Sleuth was in Hawksmoor on Deansgate snaffling a split bone marrow with onion like...er...well like a dog with a bone. His colleague said, "How can you eat that? It's disgusting." Loads of people baulk at bone marrow. Sleuth had an idea when the waitress approached. "Given so many people are scared of the texture and notion of bone marrow," he said, "you should offer a third halved bone if the diner manages to eat the first two in their entirety. A little reward, you know." The waitress looked stern and thought not. Sleuth pursuing the idea like...er...a dog with a bone, repeated it when she came back. "I'll ask the management," she said drily, "to create a loyalty card like in coffee bars and we'll stamp it every time you come in and on the ninth time you get a free half." Dear Hawksmoor, promote the woman immediately.
Who Ate All The Bone Marrow?
SLEUTH'S BIGGEST LOVE SHOCK
Sleuth was in Chetham's Library and Medieval Buildings, describing their remarkable authenticity to visitors, how these 1421 buildings have remained largely unchanged. The famous Pevsner architectural guides describe these buildings as 'the best examples of their type and date in the country'. He turned a corner into the Baronial Hall and said, "Oh, well, that bit's new..."
Love in an old climate
BITTEREST (OR MOST ACCURATE) PROFILE OF THE WEEK
Susie Mathis used to be a feature of TV and Radio in the seventies and eighties. She was also a singer and actress, settling in the North West from her southern home. She is a well-known fundraiser for the Francis House Hospice particularly active during the Kirsty Howard appeal. Sleuth isn't sure about her Twitter profile though which reads: 'X Ballet Dancer X Singer X Radio Presenter X Wife'. Crikey.

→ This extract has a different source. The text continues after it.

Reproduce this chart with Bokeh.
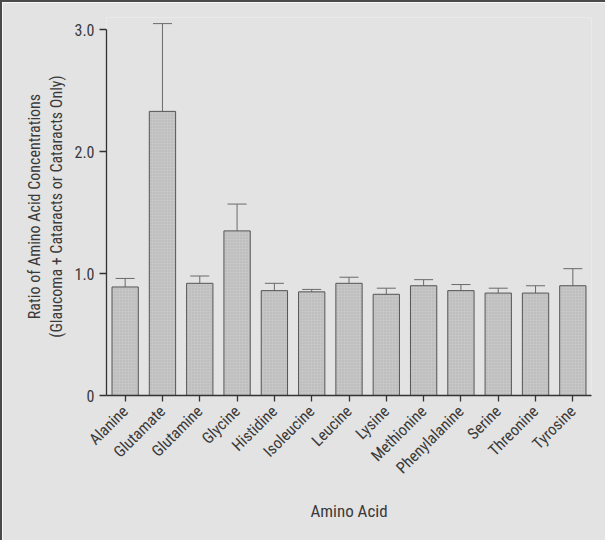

SLEUTH'S PICTURE OF THE WEEK
Sleuth was in the Lamb Hotel in Eccles. He took this picture and he's proud of it. Two old timers along the same wall reading the papers, both heads bent, both with specs, both with a pint half full (or half empty if you're Susie Mathis). Sort of timeless, ain't it?
Picture of the week
SLEUTH'S TOURIST DESTINATION OF THE MONTH
This is the Lamb Hotel in Eccles. It's one of the loveliest pubs in all England with astonishing preservation of details from the golden age of pub extravagance around a hundred and ten to a hundred and forty years ago, in this case 1906. Mahogany bar and fireplaces, fantastical Art Nouveau tilework, loads of rooms, a full sized snooker table in a proper grand games' room. The bitter is classic Holt's bitter, there are whiskies galore and no doubt wines. Sleuth wants everyone to visit, perhaps we could all go together because it's the easiest place to get to and stagger away from. It sits about fifteen metres from the Eccles tram stop. As Sleuth was taking some pictures, he attracted the eye of one old timer, "Lovely pub this eh? said Sleuth, indicating the extravagant decor. "It is," said Jim, "it keeps its beer beautifully."